- Born: Rome, Italy
- Died: 1270 Bologna, Italy
- Venerated in: Roman Catholic Church
- Beatified: 24 December 1891, Saint Peter's Basilica, Papal States by Leo XIII
- Major shrine: Convent of Saint Agnes, Bologna
- Feast: June 10

= Amata (nun) =

Italian Dominican nun

...Blessed Diana d'Andalò and the other two members of the community who were beautified with her personify the three essential graces of monastic life: Amata, deep humility, Cecilia, the prioress, wise and creative authority; Diana, the greatest grace of them all, perfect love.
— Gerald Vann, OP

Amata, OP was a Dominican nun who co-founded the Convent of St. Agnes in Bologna, Italy.

== Biography ==
Little is known of Amata, although she is always associated with Diana degli Andalò and Cecilia Cesarini. Modern historians claim she did not exist, but her relics are buried with her companions at Bologna. There was another Amata, who was healed by Saint Dominic when he cast out seven devils from her, but it was probably not this Amata. Her name has been removed from the Latin martyrology.

Amata, along with Diana and Cecilia, knew Dominic personally. She was his good friend; according to legend, he gave her the name Amata, which means "beloved". She and Cecilia were from the monastery at San Sisto Vecchio in Rome, during the time of Dominic's reforms, which he convinced her to enter. In 1224, he either sent her with the other two nuns, during a time of reform, to Bologna to found St. Agnes Convent, or he was instrumental in allowing her to stay both there and at San Sisto.

Amata was buried with Diana and Cecilia at St. Agnes, although their relics were transferred several times but always together.

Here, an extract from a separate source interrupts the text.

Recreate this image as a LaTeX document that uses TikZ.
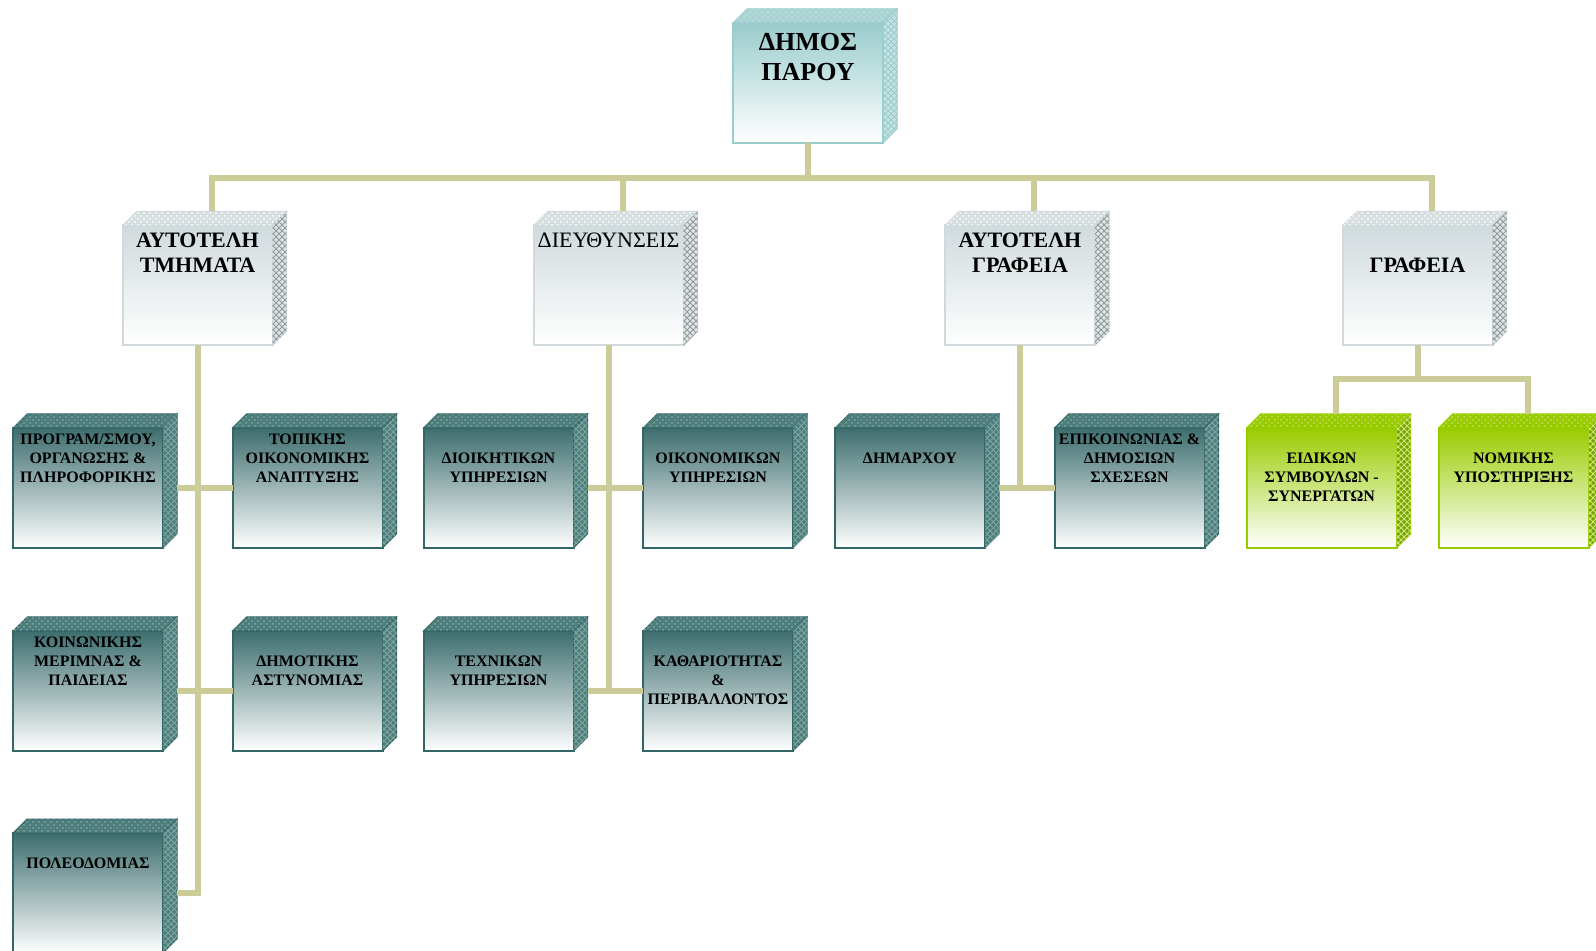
\documentclass[tikz,border=0pt]{standalone}
\usepackage{fontspec}
\setmainfont{Liberation Serif}
\usetikzlibrary{patterns}

\definecolor{conncol}{RGB}{204,204,153}
\definecolor{tealdark}{RGB}{51,102,102}
\definecolor{tealface}{RGB}{78,126,124}
\definecolor{tealdot}{RGB}{125,165,162}
\definecolor{teallight}{RGB}{153,204,204}
\definecolor{tealpale}{RGB}{176,214,213}
\definecolor{graylight}{RGB}{208,218,221}
\definecolor{grayface}{RGB}{214,222,224}
\definecolor{greenbox}{RGB}{153,204,0}

% text of a box, set from its top edge
\newcommand{\boxtext}[2]{\vbox to 60pt{\vskip#1\hbox to 75pt{\hss\begin{tabular}{@{}c@{}}#2\end{tabular}\hss}\vss}}
% top and side face of a box
\newcommand{\cubefaces}[3]{%
  \path[#2] (#1.north west) -- ++(14,14) -- ([shift={(14,14)}]#1.north east) -- (#1.north east) -- cycle;
  \path[#3] (#1.north east) -- ++(14,14) -- ([shift={(14,14)}]#1.south east) -- (#1.south east) -- cycle;
}

\begin{document}
\begin{tikzpicture}[x=0.5pt, y=0.5pt,
    conn/.style={draw=conncol, line width=3pt},
    frontbox/.style={rectangle, line width=1pt, inner sep=0pt, outer sep=0pt, bottom color=white},
    topbox/.style={frontbox, draw=teallight, top color=teallight, font=\fontsize{13}{15}\selectfont\bfseries},
    headbox/.style={frontbox, draw=graylight, top color=graylight, font=\fontsize{11}{12.5}\selectfont\bfseries},
    darkbox/.style={frontbox, draw=tealdark, top color=tealdark!95!white, font=\fontsize{8}{9.5}\selectfont\bfseries},
    greenbox/.style={frontbox, draw=greenbox, top color=greenbox, font=\fontsize{8}{9.5}\selectfont\bfseries},
    toptop/.style={fill=tealpale, draw=teallight, line width=0.5pt, postaction={pattern=crosshatch dots, pattern color=teallight}},
    topside/.style={fill=tealpale!70!white, draw=teallight, line width=0.5pt, postaction={pattern=crosshatch, pattern color=teallight}},
    headtop/.style={fill=grayface, draw=graylight, line width=0.5pt, postaction={pattern=crosshatch dots, pattern color=white}},
    headside/.style={fill=grayface!80!white, draw=graylight, line width=0.5pt, postaction={pattern=crosshatch, pattern color=graylight!70!black}},
    darktop/.style={fill=tealface, draw=tealdark, line width=0.5pt, postaction={pattern=crosshatch dots, pattern color=tealdot}},
    darkside/.style={fill=tealface, draw=tealdark, line width=0.5pt, postaction={pattern=crosshatch, pattern color=tealdot}},
    greentop/.style={fill=greenbox, draw=greenbox, line width=0.5pt, postaction={pattern=crosshatch dots, pattern color=greenbox!60!white}},
    greenside/.style={fill=greenbox!80!black, draw=greenbox, line width=0.5pt, postaction={pattern=crosshatch, pattern color=greenbox!50!white}}]
  \useasboundingbox (0,0) rectangle (1596,-951);
  \clip (0,0) rectangle (1596,-951);

  % top
  \node [topbox] (dimos) at (808,-83) {\boxtext{3.3pt}{ΔΗΜΟΣ\\ΠΑΡΟΥ}};

  % second level
  \node [headbox] (autotm) at (197.5,-285.5) {\boxtext{2.4pt}{ΑΥΤΟΤΕΛΗ\\ΤΜΗΜΑΤΑ}};
  \node [headbox] (dieuth) at (608.5,-285.5) {\boxtext{2.4pt}{\mdseries ΔΙΕΥΘΥΝΣΕΙΣ}};
  \node [headbox] (autogr) at (1020,-285.5) {\boxtext{2.4pt}{ΑΥΤΟΤΕΛΗ\\ΓΡΑΦΕΙΑ}};
  \node [headbox] (grafeia) at (1417.5,-285.5) {\boxtext{14.9pt}{ΓΡΑΦΕΙΑ}};

  % third level
  \node [darkbox] (program) at (88,-488) {\boxtext{1.5pt}{ΠΡΟΓΡΑΜ/ΣΜΟΥ,\\ΟΡΓΑΝΩΣΗΣ \&\\ΠΛΗΡΟΦΟΡΙΚΗΣ}};
  \node [darkbox] (topikis) at (307.5,-488) {\boxtext{1.5pt}{ΤΟΠΙΚΗΣ\\ΟΙΚΟΝΟΜΙΚΗΣ\\ΑΝΑΠΤΥΞΗΣ}};
  \node [darkbox] (koinon) at (88,-691) {\boxtext{1.5pt}{ΚΟΙΝΩΝΙΚΗΣ\\ΜΕΡΙΜΝΑΣ \&\\ΠΑΙΔΕΙΑΣ}};
  \node [darkbox] (dimastyn) at (307.5,-691) {\boxtext{11pt}{ΔΗΜΟΤΙΚΗΣ\\ΑΣΤΥΝΟΜΙΑΣ}};
  \node [darkbox] (poleod) at (88,-893) {\boxtext{11pt}{ΠΟΛΕΟΔΟΜΙΑΣ}};
  \node [darkbox] (dioik) at (498.5,-488) {\boxtext{11pt}{ΔΙΟΙΚΗΤΙΚΩΝ\\ΥΠΗΡΕΣΙΩΝ}};
  \node [darkbox] (oikon) at (718,-488) {\boxtext{11pt}{ΟΙΚΟΝΟΜΙΚΩΝ\\ΥΠΗΡΕΣΙΩΝ}};
  \node [darkbox] (texnikon) at (498.5,-691) {\boxtext{11pt}{ΤΕΧΝΙΚΩΝ\\ΥΠΗΡΕΣΙΩΝ}};
  \node [darkbox] (kathar) at (718,-691) {\boxtext{11pt}{ΚΑΘΑΡΙΟΤΗΤΑΣ\\\&\\ΠΕΡΙΒΑΛΛΟΝΤΟΣ}};
  \node [darkbox] (dimarx) at (910,-488) {\boxtext{11pt}{ΔΗΜΑΡΧΟΥ}};
  \node [darkbox] (epikoin) at (1129.5,-488) {\boxtext{1.5pt}{ΕΠΙΚΟΙΝΩΝΙΑΣ \&\\ΔΗΜΟΣΙΩΝ\\ΣΧΕΣΕΩΝ}};
  \node [greenbox] (eidikon) at (1321.5,-488) {\boxtext{11pt}{ΕΙΔΙΚΩΝ\\ΣΥΜΒΟΥΛΩΝ -\\ΣΥΝΕΡΓΑΤΩΝ}};
  \node [greenbox] (nomikis) at (1513.5,-488) {\boxtext{11pt}{ΝΟΜΙΚΗΣ\\ΥΠΟΣΤΗΡΙΞΗΣ}};

  \cubefaces{dimos}{toptop}{topside}
  \cubefaces{autotm}{headtop}{headside}
  \cubefaces{dieuth}{headtop}{headside}
  \cubefaces{autogr}{headtop}{headside}
  \cubefaces{grafeia}{headtop}{headside}
  \cubefaces{program}{darktop}{darkside}
  \cubefaces{topikis}{darktop}{darkside}
  \cubefaces{koinon}{darktop}{darkside}
  \cubefaces{dimastyn}{darktop}{darkside}
  \cubefaces{poleod}{darktop}{darkside}
  \cubefaces{dioik}{darktop}{darkside}
  \cubefaces{oikon}{darktop}{darkside}
  \cubefaces{texnikon}{darktop}{darkside}
  \cubefaces{kathar}{darktop}{darkside}
  \cubefaces{dimarx}{darktop}{darkside}
  \cubefaces{epikoin}{darktop}{darkside}
  \cubefaces{eidikon}{greentop}{greenside}
  \cubefaces{nomikis}{greentop}{greenside}

  % connectors
  \draw [conn] (dimos.south) -- ++(0,-35) coordinate (bus);
  \draw [conn] ([shift={(14,14)}]autotm.north) |- (bus) -| ([shift={(14,14)}]grafeia.north);
  \draw [conn] ([shift={(14,14)}]dieuth.north) |- (bus);
  \draw [conn] ([shift={(14,14)}]autogr.north) |- (bus);

  \draw [conn] (autotm.south) |- ([shift={(14,0)}]poleod.east);
  \draw [conn] ([shift={(14,0)}]program.east) -- (topikis.west);
  \draw [conn] ([shift={(14,0)}]koinon.east) -- (dimastyn.west);

  \draw [conn] (dieuth.south) |- ([shift={(14,0)}]texnikon.east);
  \draw [conn] ([shift={(14,0)}]texnikon.east) -- (kathar.west);
  \draw [conn] ([shift={(14,0)}]dioik.east) -- (oikon.west);

  \draw [conn] (autogr.south) |- ([shift={(14,0)}]dimarx.east);
  \draw [conn] ([shift={(14,0)}]dimarx.east) -- (epikoin.west);

  \draw [conn] (grafeia.south) -- ++(0,-34) coordinate (gbus);
  \draw [conn] ([shift={(14,14)}]eidikon.north) |- (gbus) -| ([shift={(14,14)}]nomikis.north);
\end{tikzpicture}
\end{document}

Mary Jean Dorcy, who wrote a book detailing the biographies of saints from the Dominican order, said that both Dominic's naming and her burial with Diana and Cecilia "will have to be her title to honor".

== Veneration ==
Amata, along with Diana and Cecilia, were beatified in 1891 by Pope Leo XIII. Different sources cite different feast days for her: June 8, according to the Dominican martyrology, June 9, and June 10.